In the perspective of "away from icebergs" I was interested in the fact that the author seems to think that having a "just in case" collection is outmoded. While I agree that there are many great tools out on the Web that libraries need to utilize, I think that there are still many users that are not Internet savvy enough to understand using Google let alone a blog. Having said this, I know that there are many great tools that we can all use to make searching and finding information better for our patrons. Just to name a few that we are using del.icio.us, flikr and myspace.
"Into a new world of librarianship" made a great point that the libraries are about making their services user-friendly. I like the idea that by using Library 2.0 products this can be made possible by allowing users to access information from home, work, and just about anywhere else.

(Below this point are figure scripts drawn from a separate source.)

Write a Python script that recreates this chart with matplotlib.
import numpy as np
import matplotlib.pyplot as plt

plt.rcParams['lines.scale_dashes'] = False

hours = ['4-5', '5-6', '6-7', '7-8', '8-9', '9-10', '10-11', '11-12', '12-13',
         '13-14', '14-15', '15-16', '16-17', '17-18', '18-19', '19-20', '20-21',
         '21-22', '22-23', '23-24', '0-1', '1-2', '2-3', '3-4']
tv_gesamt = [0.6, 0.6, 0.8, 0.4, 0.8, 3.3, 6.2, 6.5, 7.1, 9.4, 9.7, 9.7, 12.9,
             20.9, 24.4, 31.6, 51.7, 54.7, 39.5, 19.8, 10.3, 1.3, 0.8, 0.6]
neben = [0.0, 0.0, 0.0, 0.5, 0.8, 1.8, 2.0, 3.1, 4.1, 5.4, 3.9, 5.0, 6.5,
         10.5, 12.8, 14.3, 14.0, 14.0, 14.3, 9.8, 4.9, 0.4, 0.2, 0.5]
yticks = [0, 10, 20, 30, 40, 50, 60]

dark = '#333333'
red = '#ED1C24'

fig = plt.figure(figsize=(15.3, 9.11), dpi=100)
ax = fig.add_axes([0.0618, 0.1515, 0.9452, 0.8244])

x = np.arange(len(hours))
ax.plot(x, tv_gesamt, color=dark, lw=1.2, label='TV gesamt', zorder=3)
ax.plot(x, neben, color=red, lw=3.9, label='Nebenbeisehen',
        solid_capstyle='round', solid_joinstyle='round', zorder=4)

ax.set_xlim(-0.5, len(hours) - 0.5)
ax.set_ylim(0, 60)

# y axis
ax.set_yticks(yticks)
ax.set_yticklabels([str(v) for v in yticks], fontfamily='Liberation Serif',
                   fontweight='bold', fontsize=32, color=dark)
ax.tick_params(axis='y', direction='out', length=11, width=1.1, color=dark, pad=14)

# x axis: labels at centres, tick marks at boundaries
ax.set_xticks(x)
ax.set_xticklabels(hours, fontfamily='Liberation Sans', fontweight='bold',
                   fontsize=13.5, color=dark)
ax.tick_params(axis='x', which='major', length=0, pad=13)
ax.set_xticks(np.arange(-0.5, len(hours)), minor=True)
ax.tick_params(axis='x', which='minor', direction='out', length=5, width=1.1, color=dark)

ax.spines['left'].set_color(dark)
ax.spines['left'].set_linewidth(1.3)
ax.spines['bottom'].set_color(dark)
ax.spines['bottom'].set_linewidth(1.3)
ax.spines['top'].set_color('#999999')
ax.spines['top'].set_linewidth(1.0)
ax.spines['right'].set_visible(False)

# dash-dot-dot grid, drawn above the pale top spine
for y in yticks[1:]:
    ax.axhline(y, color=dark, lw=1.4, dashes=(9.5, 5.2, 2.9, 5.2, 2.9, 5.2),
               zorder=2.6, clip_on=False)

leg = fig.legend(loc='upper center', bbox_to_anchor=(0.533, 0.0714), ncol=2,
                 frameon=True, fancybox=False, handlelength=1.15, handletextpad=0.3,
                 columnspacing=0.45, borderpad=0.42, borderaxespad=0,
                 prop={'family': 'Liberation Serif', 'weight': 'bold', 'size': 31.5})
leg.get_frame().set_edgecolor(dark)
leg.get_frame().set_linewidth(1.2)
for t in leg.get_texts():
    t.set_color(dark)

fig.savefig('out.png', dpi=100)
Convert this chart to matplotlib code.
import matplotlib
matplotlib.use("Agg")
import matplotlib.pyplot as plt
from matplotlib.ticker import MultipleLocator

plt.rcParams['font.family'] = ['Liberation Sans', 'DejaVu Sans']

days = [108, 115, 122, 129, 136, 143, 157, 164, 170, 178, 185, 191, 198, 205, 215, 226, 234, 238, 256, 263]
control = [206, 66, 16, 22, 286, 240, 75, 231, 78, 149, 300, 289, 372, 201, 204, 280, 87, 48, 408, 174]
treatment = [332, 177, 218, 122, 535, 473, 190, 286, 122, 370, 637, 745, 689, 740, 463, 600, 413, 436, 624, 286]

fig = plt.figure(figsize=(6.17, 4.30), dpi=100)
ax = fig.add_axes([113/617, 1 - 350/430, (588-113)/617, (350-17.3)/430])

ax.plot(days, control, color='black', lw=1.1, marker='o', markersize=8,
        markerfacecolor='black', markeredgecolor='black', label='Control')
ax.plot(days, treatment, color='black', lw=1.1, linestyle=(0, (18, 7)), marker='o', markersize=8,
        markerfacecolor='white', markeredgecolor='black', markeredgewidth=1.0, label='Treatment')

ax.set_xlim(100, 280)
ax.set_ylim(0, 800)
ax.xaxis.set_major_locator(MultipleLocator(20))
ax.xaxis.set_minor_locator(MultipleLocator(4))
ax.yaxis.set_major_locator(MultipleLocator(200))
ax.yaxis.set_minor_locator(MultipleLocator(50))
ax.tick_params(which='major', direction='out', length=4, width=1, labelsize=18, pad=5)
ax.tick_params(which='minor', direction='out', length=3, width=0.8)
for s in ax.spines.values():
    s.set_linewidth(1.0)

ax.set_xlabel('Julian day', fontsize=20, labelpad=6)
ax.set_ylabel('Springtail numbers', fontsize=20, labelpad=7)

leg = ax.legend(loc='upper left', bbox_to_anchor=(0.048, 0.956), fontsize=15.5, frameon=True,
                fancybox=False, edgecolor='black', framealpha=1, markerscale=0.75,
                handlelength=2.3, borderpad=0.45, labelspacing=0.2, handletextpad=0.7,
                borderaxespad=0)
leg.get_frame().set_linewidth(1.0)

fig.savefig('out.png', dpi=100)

Library 2.0 technology is great for sharing information with patrons. I recently went to a workshop for WorldCat technologies that are changing the way we think about library catalogs. They have improved upon the catalog making it a more social tool that searches and retrieves hits much like a web search engine. Their are also tools available to allow patrons to see what libraries close by their home own a copy of a book and give the patron a choice to purchase the book from Amazon and donate a portion of the sale to their local library. I think that the library world is catching on that these advances in technology are to our benefit.
For searching on the Web I choose to look for "pug rescues" and found the following hits from the search engines I chose. Exalead- first three hits were irrelevant (ebay, breeders website, and best-price.com), the next two hits were more related to my search (pugpalace with proceeds going to pug rescues, and a pug rescue adoption listing site). Clusty- all the hits were relevant and had information about pug rescues, along with hits there was a left hand side bar that broke down the hits by category with the number of links. Mooter- visual chart with topical choices to further the search, adoption & rescue being two of the buttons, and after clicking on these links I saw that all the first five hits were precise.
I thought the Clusty and Mooter were better search engines. I found that Clusty was easier for me to look over and retrieve the better search results from and maneuver around the sites.